# [Information provided]
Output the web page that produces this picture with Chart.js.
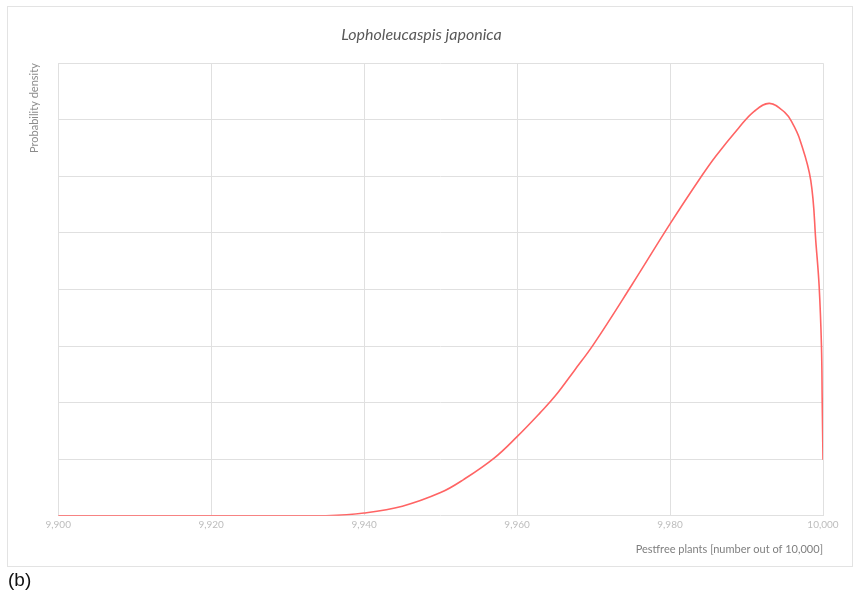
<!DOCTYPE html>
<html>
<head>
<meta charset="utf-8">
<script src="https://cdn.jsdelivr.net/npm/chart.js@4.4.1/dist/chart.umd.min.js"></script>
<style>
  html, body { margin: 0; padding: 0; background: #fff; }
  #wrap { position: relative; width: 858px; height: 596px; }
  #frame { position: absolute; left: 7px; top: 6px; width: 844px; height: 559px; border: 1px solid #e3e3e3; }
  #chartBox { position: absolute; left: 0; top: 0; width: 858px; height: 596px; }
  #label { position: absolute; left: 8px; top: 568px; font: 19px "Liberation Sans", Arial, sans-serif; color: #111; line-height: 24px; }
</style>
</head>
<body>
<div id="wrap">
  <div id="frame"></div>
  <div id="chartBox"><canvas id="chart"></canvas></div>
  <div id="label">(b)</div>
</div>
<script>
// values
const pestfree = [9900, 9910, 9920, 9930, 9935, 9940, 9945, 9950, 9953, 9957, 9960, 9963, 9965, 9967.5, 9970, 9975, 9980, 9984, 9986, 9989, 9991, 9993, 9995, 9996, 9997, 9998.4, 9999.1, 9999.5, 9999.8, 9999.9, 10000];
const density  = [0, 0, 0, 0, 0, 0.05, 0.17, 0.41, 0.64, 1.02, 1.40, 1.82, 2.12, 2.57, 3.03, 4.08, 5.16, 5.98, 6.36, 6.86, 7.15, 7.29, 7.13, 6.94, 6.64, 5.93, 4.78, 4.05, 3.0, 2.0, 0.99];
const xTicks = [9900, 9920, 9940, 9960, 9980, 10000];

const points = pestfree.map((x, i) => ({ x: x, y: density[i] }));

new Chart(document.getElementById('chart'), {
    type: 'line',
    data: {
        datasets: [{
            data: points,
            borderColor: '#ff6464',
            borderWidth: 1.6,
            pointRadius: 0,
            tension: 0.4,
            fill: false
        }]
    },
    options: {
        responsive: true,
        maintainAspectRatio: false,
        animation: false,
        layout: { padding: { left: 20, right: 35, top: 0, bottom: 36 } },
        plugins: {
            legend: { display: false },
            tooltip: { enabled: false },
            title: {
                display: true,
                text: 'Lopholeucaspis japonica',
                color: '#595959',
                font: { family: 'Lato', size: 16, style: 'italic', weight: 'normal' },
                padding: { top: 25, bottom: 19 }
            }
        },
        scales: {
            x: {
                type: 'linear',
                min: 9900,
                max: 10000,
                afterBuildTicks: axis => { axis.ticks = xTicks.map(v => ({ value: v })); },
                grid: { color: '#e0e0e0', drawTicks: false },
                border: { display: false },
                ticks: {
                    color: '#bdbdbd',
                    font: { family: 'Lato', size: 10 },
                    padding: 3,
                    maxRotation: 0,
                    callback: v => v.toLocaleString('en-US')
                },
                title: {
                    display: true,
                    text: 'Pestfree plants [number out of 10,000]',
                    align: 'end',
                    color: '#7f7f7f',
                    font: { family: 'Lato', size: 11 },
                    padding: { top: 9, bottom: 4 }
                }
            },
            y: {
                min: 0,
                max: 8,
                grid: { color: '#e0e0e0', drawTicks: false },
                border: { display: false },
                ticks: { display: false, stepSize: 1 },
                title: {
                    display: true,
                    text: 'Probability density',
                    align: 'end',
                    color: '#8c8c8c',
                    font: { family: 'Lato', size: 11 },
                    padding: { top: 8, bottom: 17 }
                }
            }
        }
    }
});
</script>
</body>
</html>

# [Do this]
Repeat the data exactly, without the pictures.

# [Solution to the exercise]
Output the web page that produces this picture with Chart.js.
<!DOCTYPE html>
<html>
<head>
<meta charset="utf-8">
<script src="https://cdn.jsdelivr.net/npm/chart.js@4.4.1/dist/chart.umd.min.js"></script>
<style>
  html, body { margin: 0; padding: 0; background: #fff; }
  #wrap { position: relative; width: 858px; height: 596px; }
  #frame { position: absolute; left: 7px; top: 6px; width: 844px; height: 559px; border: 1px solid #e3e3e3; }
  #chartBox { position: absolute; left: 0; top: 0; width: 858px; height: 596px; }
  #label { position: absolute; left: 8px; top: 568px; font: 19px "Liberation Sans", Arial, sans-serif; color: #111; line-height: 24px; }
</style>
</head>
<body>
<div id="wrap">
  <div id="frame"></div>
  <div id="chartBox"><canvas id="chart"></canvas></div>
  <div id="label">(b)</div>
</div>
<script>
// values
const pestfree = [9900, 9910, 9920, 9930, 9935, 9940, 9945, 9950, 9953, 9957, 9960, 9963, 9965, 9967.5, 9970, 9975, 9980, 9984, 9986, 9989, 9991, 9993, 9995, 9996, 9997, 9998.4, 9999.1, 9999.5, 9999.8, 9999.9, 10000];
const density  = [0, 0, 0, 0, 0, 0.05, 0.17, 0.41, 0.64, 1.02, 1.40, 1.82, 2.12, 2.57, 3.03, 4.08, 5.16, 5.98, 6.36, 6.86, 7.15, 7.29, 7.13, 6.94, 6.64, 5.93, 4.78, 4.05, 3.0, 2.0, 0.99];
const xTicks = [9900, 9920, 9940, 9960, 9980, 10000];

const points = pestfree.map((x, i) => ({ x: x, y: density[i] }));

new Chart(document.getElementById('chart'), {
    type: 'line',
    data: {
        datasets: [{
            data: points,
            borderColor: '#ff6464',
            borderWidth: 1.6,
            pointRadius: 0,
            tension: 0.4,
            fill: false
        }]
    },
    options: {
        responsive: true,
        maintainAspectRatio: false,
        animation: false,
        layout: { padding: { left: 20, right: 35, top: 0, bottom: 36 } },
        plugins: {
            legend: { display: false },
            tooltip: { enabled: false },
            title: {
                display: true,
                text: 'Lopholeucaspis japonica',
                color: '#595959',
                font: { family: 'Lato', size: 16, style: 'italic', weight: 'normal' },
                padding: { top: 25, bottom: 19 }
            }
        },
        scales: {
            x: {
                type: 'linear',
                min: 9900,
                max: 10000,
                afterBuildTicks: axis => { axis.ticks = xTicks.map(v => ({ value: v })); },
                grid: { color: '#e0e0e0', drawTicks: false },
                border: { display: false },
                ticks: {
                    color: '#bdbdbd',
                    font: { family: 'Lato', size: 10 },
                    padding: 3,
                    maxRotation: 0,
                    callback: v => v.toLocaleString('en-US')
                },
                title: {
                    display: true,
                    text: 'Pestfree plants [number out of 10,000]',
                    align: 'end',
                    color: '#7f7f7f',
                    font: { family: 'Lato', size: 11 },
                    padding: { top: 9, bottom: 4 }
                }
            },
            y: {
                min: 0,
                max: 8,
                grid: { color: '#e0e0e0', drawTicks: false },
                border: { display: false },
                ticks: { display: false, stepSize: 1 },
                title: {
                    display: true,
                    text: 'Probability density',
                    align: 'end',
                    color: '#8c8c8c',
                    font: { family: 'Lato', size: 11 },
                    padding: { top: 8, bottom: 17 }
                }
            }
        }
    }
});
</script>
</body>
</html>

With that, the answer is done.